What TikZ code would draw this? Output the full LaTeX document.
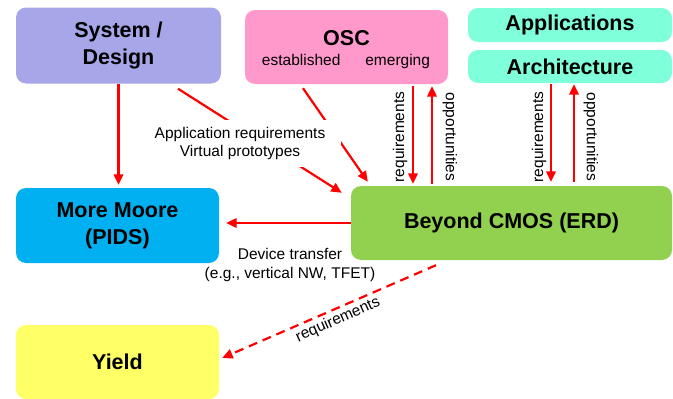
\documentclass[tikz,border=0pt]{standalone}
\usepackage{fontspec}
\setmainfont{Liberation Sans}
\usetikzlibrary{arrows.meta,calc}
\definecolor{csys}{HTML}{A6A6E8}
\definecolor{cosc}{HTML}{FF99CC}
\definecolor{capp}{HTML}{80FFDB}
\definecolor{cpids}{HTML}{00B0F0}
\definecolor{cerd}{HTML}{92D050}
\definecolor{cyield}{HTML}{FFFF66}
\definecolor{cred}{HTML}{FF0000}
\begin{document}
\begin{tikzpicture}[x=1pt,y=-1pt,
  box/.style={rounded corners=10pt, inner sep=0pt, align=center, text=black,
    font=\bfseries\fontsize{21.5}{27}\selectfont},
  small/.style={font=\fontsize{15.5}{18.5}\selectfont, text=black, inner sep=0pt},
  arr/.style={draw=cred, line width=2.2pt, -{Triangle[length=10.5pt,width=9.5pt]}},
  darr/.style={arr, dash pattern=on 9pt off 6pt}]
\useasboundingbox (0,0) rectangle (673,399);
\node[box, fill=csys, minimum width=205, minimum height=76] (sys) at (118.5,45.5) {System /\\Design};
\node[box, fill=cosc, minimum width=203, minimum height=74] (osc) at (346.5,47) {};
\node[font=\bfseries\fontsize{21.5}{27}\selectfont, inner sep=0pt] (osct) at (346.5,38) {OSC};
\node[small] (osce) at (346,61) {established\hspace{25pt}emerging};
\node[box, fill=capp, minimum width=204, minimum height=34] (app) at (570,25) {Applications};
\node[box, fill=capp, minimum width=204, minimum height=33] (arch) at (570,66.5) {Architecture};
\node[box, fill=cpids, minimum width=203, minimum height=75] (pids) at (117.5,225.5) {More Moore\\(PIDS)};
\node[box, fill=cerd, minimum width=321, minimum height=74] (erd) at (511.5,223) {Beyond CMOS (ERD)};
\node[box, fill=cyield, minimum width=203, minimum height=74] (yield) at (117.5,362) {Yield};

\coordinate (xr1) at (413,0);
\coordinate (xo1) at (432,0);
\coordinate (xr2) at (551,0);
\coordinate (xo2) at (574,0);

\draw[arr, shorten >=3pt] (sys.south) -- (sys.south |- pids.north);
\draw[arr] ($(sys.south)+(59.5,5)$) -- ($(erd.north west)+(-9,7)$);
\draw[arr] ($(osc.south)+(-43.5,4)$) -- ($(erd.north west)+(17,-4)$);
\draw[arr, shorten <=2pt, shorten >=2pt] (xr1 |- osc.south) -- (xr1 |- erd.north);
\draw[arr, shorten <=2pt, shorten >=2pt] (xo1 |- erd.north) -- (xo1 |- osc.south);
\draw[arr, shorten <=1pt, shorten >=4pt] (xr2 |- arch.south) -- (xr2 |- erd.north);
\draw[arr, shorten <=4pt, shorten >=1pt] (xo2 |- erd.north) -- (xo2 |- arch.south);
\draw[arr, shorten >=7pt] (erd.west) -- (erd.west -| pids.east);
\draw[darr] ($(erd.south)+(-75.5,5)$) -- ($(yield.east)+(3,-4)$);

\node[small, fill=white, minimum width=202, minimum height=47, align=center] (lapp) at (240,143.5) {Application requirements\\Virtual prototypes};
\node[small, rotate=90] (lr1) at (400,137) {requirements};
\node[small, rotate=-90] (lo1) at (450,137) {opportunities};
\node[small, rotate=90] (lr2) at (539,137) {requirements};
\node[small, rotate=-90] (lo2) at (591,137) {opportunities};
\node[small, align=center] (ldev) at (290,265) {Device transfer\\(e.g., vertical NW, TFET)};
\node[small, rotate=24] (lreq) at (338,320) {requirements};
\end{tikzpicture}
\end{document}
::::
Repeat exactly and only the lines from the start of the data above through the line that holds "(xo2) at (574,0);", inclusive. Pictures do not belong in the copy.

What TikZ code would draw this? Output the full LaTeX document.
\documentclass[tikz,border=0pt]{standalone}
\usepackage{fontspec}
\setmainfont{Liberation Sans}
\usetikzlibrary{arrows.meta,calc}
\definecolor{csys}{HTML}{A6A6E8}
\definecolor{cosc}{HTML}{FF99CC}
\definecolor{capp}{HTML}{80FFDB}
\definecolor{cpids}{HTML}{00B0F0}
\definecolor{cerd}{HTML}{92D050}
\definecolor{cyield}{HTML}{FFFF66}
\definecolor{cred}{HTML}{FF0000}
\begin{document}
\begin{tikzpicture}[x=1pt,y=-1pt,
  box/.style={rounded corners=10pt, inner sep=0pt, align=center, text=black,
    font=\bfseries\fontsize{21.5}{27}\selectfont},
  small/.style={font=\fontsize{15.5}{18.5}\selectfont, text=black, inner sep=0pt},
  arr/.style={draw=cred, line width=2.2pt, -{Triangle[length=10.5pt,width=9.5pt]}},
  darr/.style={arr, dash pattern=on 9pt off 6pt}]
\useasboundingbox (0,0) rectangle (673,399);
\node[box, fill=csys, minimum width=205, minimum height=76] (sys) at (118.5,45.5) {System /\\Design};
\node[box, fill=cosc, minimum width=203, minimum height=74] (osc) at (346.5,47) {};
\node[font=\bfseries\fontsize{21.5}{27}\selectfont, inner sep=0pt] (osct) at (346.5,38) {OSC};
\node[small] (osce) at (346,61) {established\hspace{25pt}emerging};
\node[box, fill=capp, minimum width=204, minimum height=34] (app) at (570,25) {Applications};
\node[box, fill=capp, minimum width=204, minimum height=33] (arch) at (570,66.5) {Architecture};
\node[box, fill=cpids, minimum width=203, minimum height=75] (pids) at (117.5,225.5) {More Moore\\(PIDS)};
\node[box, fill=cerd, minimum width=321, minimum height=74] (erd) at (511.5,223) {Beyond CMOS (ERD)};
\node[box, fill=cyield, minimum width=203, minimum height=74] (yield) at (117.5,362) {Yield};

\coordinate (xr1) at (413,0);
\coordinate (xo1) at (432,0);
\coordinate (xr2) at (551,0);
\coordinate (xo2) at (574,0);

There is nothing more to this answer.